Well, except that bidding up occurs because there is too much cash available compared to certain resources,
It occurs when it is, And there are some pockets where that's true, but on the whole our economy is cash starved as evidenced by involuntary unemployment being at a non-zero rate and private debt being excessively high to paper over the gap.
a problem that your policies on generation of cash would make worse.
My policies involve putting cash where it creates the most resources. Our current policies create _just as much_ but put it where it creates the least resources by only making available in the form of loans or credit. Plus my policy reduces the amount of cash that's generated just to pay the financial sector rent/private tax on making cash to fill the shortfall.

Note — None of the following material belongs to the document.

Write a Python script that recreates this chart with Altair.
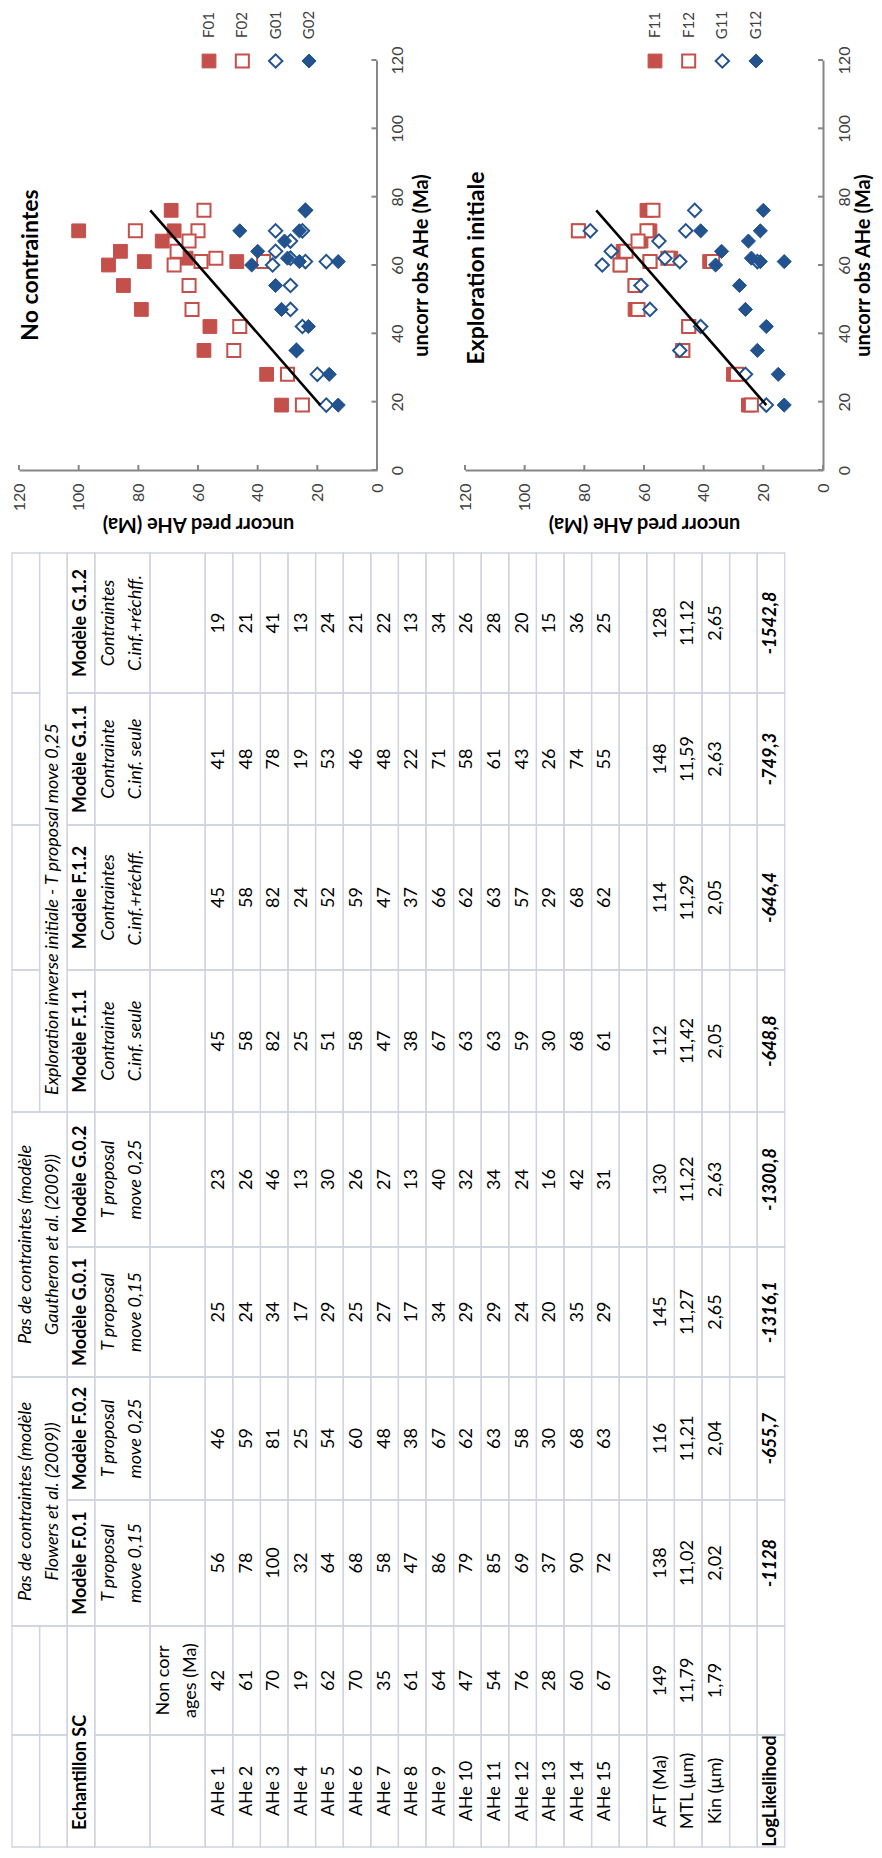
import altair as alt
import pandas as pd

FONT = "Lato"
RED = "#C4504C"
BLUE = "#22538F"
AXIS_GREY = "#868686"
GRID = "#D0D3E0"

# ---------------- data ----------------
samples = [f"AHe {i}" for i in range(1, 16)]
obs_ages = [42, 61, 70, 19, 62, 70, 35, 61, 64, 47, 54, 76, 28, 60, 67]
pred_F01 = [56, 78, 100, 32, 64, 68, 58, 47, 86, 79, 85, 69, 37, 90, 72]
pred_F02 = [46, 59, 81, 25, 54, 60, 48, 38, 67, 62, 63, 58, 30, 68, 63]
pred_G01 = [25, 24, 34, 17, 29, 25, 27, 17, 34, 29, 29, 24, 20, 35, 29]
pred_G02 = [23, 26, 46, 13, 30, 26, 27, 13, 40, 32, 34, 24, 16, 42, 31]
pred_F11 = [45, 58, 82, 25, 51, 58, 47, 38, 67, 63, 63, 59, 30, 68, 61]
pred_F12 = [45, 58, 82, 24, 52, 59, 47, 37, 66, 62, 63, 57, 29, 68, 62]
pred_G11 = [41, 48, 78, 19, 53, 46, 48, 22, 71, 58, 61, 43, 26, 74, 55]
pred_G12 = [19, 21, 41, 13, 24, 21, 22, 13, 34, 26, 28, 20, 15, 36, 25]
pred_cols = [pred_F01, pred_F02, pred_G01, pred_G02, pred_F11, pred_F12, pred_G11, pred_G12]

model_names = ["Modèle F.0.1", "Modèle F.0.2", "Modèle G.0.1", "Modèle G.0.2",
               "Modèle F.1.1", "Modèle F.1.2", "Modèle G.1.1", "Modèle G.1.2"]
model_line1 = ["T proposal", "T proposal", "T proposal", "T proposal",
               "Contrainte", "Contraintes", "Contrainte", "Contraintes"]
model_line2 = ["move 0,15", "move 0,25", "move 0,15", "move 0,25",
               "C.inf. seule", "C.inf.+réchff.", "C.inf. seule", "C.inf.+réchff."]
group_headers = [("Pas de contraintes (modèle", "Flowers et al. (2009))"),
                 ("Pas de contraintes (modèle", "Gautheron et al. (2009))")]
explo_header = "Exploration inverse initiale - T proposal move 0,25"
extra_rows = ["AFT (Ma)", "MTL (µm)", "Kin (µm)"]
aft_values = ["149", "138", "116", "145", "130", "112", "114", "148", "128"]
mtl_values = ["11,79", "11,02", "11,21", "11,27", "11,22", "11,42", "11,29", "11,59", "11,12"]
kin_values = ["1,79", "2,02", "2,04", "2,65", "2,63", "2,05", "2,05", "2,63", "2,65"]
loglik_values = ["-1128", "-655,7", "-1316,1", "-1300,8", "-648,8", "-646,4", "-749,3", "-1542,8"]

col_widths = [112, 109, 126, 123, 130, 135, 142, 145, 132, 140]
row_heights = [1, 1, 1, 2, 2] + [1] * 21

axis_ticks = [0, 20, 40, 60, 80, 100, 120]
panel1_series = ["F01", "F02", "G01", "G02"]
panel2_series = ["F11", "F12", "G11", "G12"]
series_kinds = ["sq_fill", "sq_open", "dia_open", "dia_fill"]
chart_titles = ["No contraintes", "Exploration initiale"]

# ---------------- canvas ----------------
W, H = 866, 1842

# ---------------- table ----------------
col_edges = [0]
for w in col_widths:
    col_edges.append(col_edges[-1] + w)
row_edges = [0]
for h in row_heights:
    row_edges.append(row_edges[-1] + h)


def rc(r):
    return (row_edges[r] + row_edges[r + 1]) / 2


def cc(c):
    return (col_edges[c] + col_edges[c + 1]) / 2


rects = []


def add_rect(r0, r1, c0, c1):
    rects.append(dict(x0=row_edges[r0], x1=row_edges[r1 + 1],
                      y0=col_edges[c0], y1=col_edges[c1 + 1]))


for c in (0, 1):
    add_rect(0, 0, c, c)
    add_rect(1, 1, c, c)
add_rect(0, 1, 2, 3)
add_rect(0, 1, 4, 5)
for c in range(6, 10):
    add_rect(0, 0, c, c)
add_rect(1, 1, 6, 9)
add_rect(2, 2, 0, 1)
for c in range(2, 10):
    add_rect(2, 2, c, c)
for r in range(3, len(row_heights)):
    for c in range(10):
        add_rect(r, r, c, c)

texts = []


def add_text(x, y, t, style):
    texts.append(dict(x=x, y=y, t=t, style=style))


for g, (l1, l2) in enumerate(group_headers):
    c0 = 2 + 2 * g
    yc = (col_edges[c0] + col_edges[c0 + 2]) / 2
    add_text(rc(0), yc, l1, "ital")
    add_text(rc(1), yc, l2, "ital")
add_text(rc(1), col_edges[6] + 17, explo_header, "ital_left")
add_text(rc(2), col_edges[0] + 17, "Echantillon SC", "bold_left")
for i, m in enumerate(model_names):
    add_text(rc(2), cc(i + 2), m, "bold")
    add_text(row_edges[3] + 0.5, cc(i + 2), model_line1[i], "ital")
    add_text(row_edges[3] + 1.5, cc(i + 2), model_line2[i], "ital")
add_text(row_edges[4] + 0.5, cc(1), "Non corr", "reg")
add_text(row_edges[4] + 1.5, cc(1), "ages (Ma)", "reg")
for k, s in enumerate(samples):
    r = 5 + k
    add_text(rc(r), cc(0), s, "reg")
    add_text(rc(r), cc(1), str(obs_ages[k]), "reg")
    for i, col in enumerate(pred_cols):
        add_text(rc(r), cc(i + 2), str(col[k]), "reg")
for j, (name, vals) in enumerate(zip(extra_rows, [aft_values, mtl_values, kin_values])):
    r = 21 + j
    add_text(rc(r), cc(0), name, "reg")
    for c, v in enumerate(vals):
        add_text(rc(r), cc(c + 1), v, "reg")
add_text(rc(25), cc(0), "LogLikelihood", "bold")
for i, v in enumerate(loglik_values):
    add_text(rc(25), cc(i + 2), v, "boldital")

rect_df = pd.DataFrame(rects)
text_df = pd.DataFrame(texts)

tx = alt.Scale(domain=[0, row_edges[-1]], range=[4, 776.8], nice=False, zero=False)
ty = alt.Scale(domain=[0, col_edges[-1]], range=[1839, 545], nice=False, zero=False)

rect_layer = alt.Chart(rect_df).mark_rect(
    fillOpacity=0, stroke=GRID, strokeWidth=1.3
).encode(
    x=alt.X("x0:Q", scale=tx, axis=None), x2="x1:Q",
    y=alt.Y("y0:Q", scale=ty, axis=None), y2="y1:Q",
)

text_styles = {
    "reg": dict(),
    "bold": dict(fontWeight="bold"),
    "ital": dict(fontStyle="italic"),
    "boldital": dict(fontWeight="bold", fontStyle="italic"),
    "bold_left": dict(fontWeight="bold", align="left"),
    "ital_left": dict(fontStyle="italic", align="left"),
}
text_layers = []
for style, kw in text_styles.items():
    props = dict(angle=270, font=FONT, fontSize=18, color="black",
                 align="center", baseline="middle")
    props.update(kw)
    text_layers.append(
        alt.Chart(text_df).transform_filter(alt.datum.style == style)
        .mark_text(**props)
        .encode(x=alt.X("x:Q", scale=tx, axis=None),
                y=alt.Y("y:Q", scale=ty, axis=None),
                text="t:N")
    )
table = alt.layer(rect_layer, *text_layers)

# ---------------- scatter panels ----------------
OBS_RANGE = [462, 52]
AXIS_Y = 462
LABEL_SIZE = 16
TITLE_SIZE = 20

marker_styles = {
    "sq_fill": dict(shape="square", fill=RED, stroke=RED, strokeWidth=1, size=190),
    "sq_open": dict(shape="square", fill="white", stroke=RED, strokeWidth=2, size=170),
    "dia_open": dict(shape="diamond", fill="white", stroke=BLUE, strokeWidth=2, size=180),
    "dia_fill": dict(shape="diamond", fill=BLUE, stroke=BLUE, strokeWidth=1, size=200),
}


def make_panel(names, preds, pred_range, obs_axis_x, obs_title_dx):
    pred_scale = alt.Scale(domain=[0, 120], range=pred_range, nice=False, zero=False)
    obs_scale = alt.Scale(domain=[0, 120], range=OBS_RANGE, nice=False, zero=False)
    x_axis = alt.Axis(
        orient="bottom", offset=AXIS_Y - H, values=axis_ticks, grid=False,
        ticks=False, tickSize=0, domainColor=AXIS_GREY, domainWidth=2,
        labelAngle=270, labelAlign="right", labelBaseline="middle", labelPadding=13,
        labelFont=FONT, labelFontSize=LABEL_SIZE, labelColor="#404040",
        labelFlush=False, labelOverlap=False,
        title="uncorr pred AHe (Ma)", titleAngle=180,
        titleX=(pred_range[0] + pred_range[1]) / 2, titleY=53,
        titleAlign="center", titleBaseline="middle", titleFont=FONT,
        titleFontSize=TITLE_SIZE, titleFontWeight="bold", titleColor="black",
    )
    y_axis = alt.Axis(
        orient="right", offset=obs_axis_x - W, values=axis_ticks, grid=False,
        ticks=False, tickSize=0, domainColor=AXIS_GREY, domainWidth=2,
        labelAngle=270, labelAlign="center", labelBaseline="middle", labelPadding=21,
        labelFont=FONT, labelFontSize=LABEL_SIZE, labelColor="#404040",
        labelFlush=False, labelOverlap=False,
        title="uncorr obs AHe (Ma)", titleAngle=270,
        titleX=obs_title_dx, titleY=(OBS_RANGE[0] + OBS_RANGE[1]) / 2,
        titleAlign="center", titleBaseline="middle", titleFont=FONT,
        titleFontSize=TITLE_SIZE, titleFontWeight="bold", titleColor="black",
    )

    def X(f):
        return alt.X(f"{f}:Q", scale=pred_scale, axis=x_axis)

    def Y(f):
        return alt.Y(f"{f}:Q", scale=obs_scale, axis=y_axis)

    layers = []
    for name, p, kind in zip(names, preds, series_kinds):
        df = pd.DataFrame({"obs": obs_ages, "pred": p, "series": name})
        layers.append(
            alt.Chart(df).mark_point(filled=True, opacity=1, **marker_styles[kind])
            .encode(x=X("pred"), y=Y("obs"))
        )
    lo, hi = min(obs_ages), max(obs_ages)
    line_df = pd.DataFrame({"obs": [lo, hi], "pred": [lo, hi]})
    layers.append(
        alt.Chart(line_df).mark_line(color="black", strokeWidth=2.6)
        .encode(x=X("pred"), y=Y("obs"))
    )
    tick_df = pd.DataFrame({"v": axis_ticks})
    layers.append(
        alt.Chart(tick_df).mark_rule(color=AXIS_GREY, strokeWidth=2)
        .encode(x=X("v"), y=alt.value(AXIS_Y), y2=alt.value(AXIS_Y - 5))
    )
    layers.append(
        alt.Chart(tick_df).mark_rule(color=AXIS_GREY, strokeWidth=2)
        .encode(y=Y("v"), x=alt.value(obs_axis_x - 5), x2=alt.value(obs_axis_x))
    )
    return alt.layer(*layers)


panel1 = make_panel(panel1_series, pred_cols[:4], [369, 11], 368.5, 45)
panel2 = make_panel(panel2_series, pred_cols[4:], [815, 457], 815, 40)


def make_legend(names, x_range):
    df = pd.DataFrame({"name": names, "kind": series_kinds})
    lx = alt.X("name:N", scale=alt.Scale(type="point", domain=names, range=x_range, padding=0),
               axis=None)
    layers = []
    for kind in series_kinds:
        layers.append(
            alt.Chart(df).transform_filter(alt.datum.kind == kind)
            .mark_point(filled=True, opacity=1, **marker_styles[kind])
            .encode(x=lx, y=alt.value(53))
        )
    layers.append(
        alt.Chart(df).mark_text(angle=270, font=FONT, fontSize=15, color="#404040",
                                align="center", baseline="middle")
        .encode(x=lx, y=alt.value(17), text="name:N")
    )
    return alt.layer(*layers)


legend1 = make_legend(panel1_series, [201, 301])
legend2 = make_legend(panel2_series, [647, 748])

titles_df = pd.DataFrame({"t": chart_titles})


def make_title(name, px, py):
    return alt.Chart(titles_df).transform_filter(alt.datum.t == name).mark_text(
        angle=270, font=FONT, fontSize=23, fontWeight="bold", color="black",
        align="center", baseline="middle"
    ).encode(text="t:N", x=alt.value(px), y=alt.value(py))


title1 = make_title(chart_titles[0], 23, 257)
title2 = make_title(chart_titles[1], 469, 260)

chart = alt.layer(
    table, panel1, panel2, legend1, legend2, title1, title2
).resolve_scale(
    x="independent", y="independent"
).properties(
    width=W, height=H, padding=0,
    autosize=alt.AutoSizeParams(type="none"),
).configure_view(stroke=None)

chart.save("out.html", embed_options={"renderer": "svg", "actions": False})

Face it, your ideals don't work at all if you leave anyone in control of disproportionate amounts of capital, so at some point you have to advocate taking away "excess savings" through tax or another mechanism.
You don't need to tax savings themselves, just tax excessively rapid liquidation. I covered taht above when I suggested heave taxes on financial income over 2x median. Cash out a massive chunk of savings at once and a good section of it should disappear to prevent just such manipulation unless you spend it on increasing production, and thus can deduct it.
Our whole economy, the world economy and federal monetary policy are all premised on revenue offsetting expenditures, notwithstanding the theory behind your arguments.
Not since we adopted fiat currency. The myth is used to trick people into supporting bad policy, but our primary agents of monetary policy have been outright begging the federal government to run a large enough deficit to keep the economy healthy and pointing out that they're effectively paralyzed because of underspending. The only reason the myth persists is because it benefits the financial sector at the expense of the economy and because it gives the politicians who sell it a level to manipulate the electorate.
Bank lending or loan repayment/savings will automatically offset just about any fiscal increase we can make, it will just mean that government, not banks control the tax rates in proportion to the shift of debt from private accounts to public ones.
Sure it's possible that we can get to the point whee too much money is going in, but the Fed has much better control over that, and can warn us long before it even comes close be being a dire as out current shortfall is so that we can adjust tax and spending policies to account for it.